New Zealand: Nothing of note.

China: New Yuan loans, total social financing, retail sales, fixed asset investment, and industrial production (Thursday), house price index (Friday).

Japan: PPI (Wednesday), Bank of Japan interest rate meeting (Friday).

U.S.: Retail sales (Monday), business inventories, CPI (Tuesday), durable goods, PPI (Wednesday), construction spending (Thursday), new home sales, consumer sentiment, capacity utilization, industrial production and JOLTs job openings (Friday). 

Fed speakers on the wire this week include Brainard and Federal Reserve Chairman Powell.

  • Retail sales (Monday): Retail sales surprisingly fell -1.2% in December. A rebound of +0.3% is expected in January.
  • CPI (Tuesday): After the recent rally in crude oil and gasoline prices, headline CPI is expected to gain +0.1%, leaving the y/y rate at 1.6%. Core inflation is expected to gain +0.2% to leave the y/y rate at 2.2%.

Canada: New housing price index (Thursday), manufacturing sales (Friday).

Euro Area: German balance of trade and industrial production (Monday), EA final CPI (Friday).

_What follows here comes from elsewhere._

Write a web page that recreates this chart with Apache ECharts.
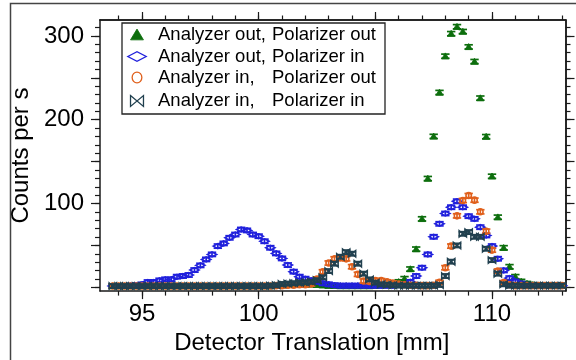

UK: GDP monthly, balance of trade (Tuesday), Parliament vote on Brexit deal (Tuesday/Thursday).

Parliament vote on Brexit deal (Tuesday/Thursday). A busy week ahead of the 29th of March departure deadline.

  • On Tuesday parliament will again vote on the government’s revised EU withdrawal deal. If as expected the withdrawal deal is rejected, MP’s will then vote again on Wednesday on whether it rejects a ‘no-deal’ Brexit. If parliament rejects both May’s withdrawal deal and ‘no deal’ Brexit, parliament will then be asked on Thursday if it wants to ask the EU for an extension of the Article 50 negotiation period.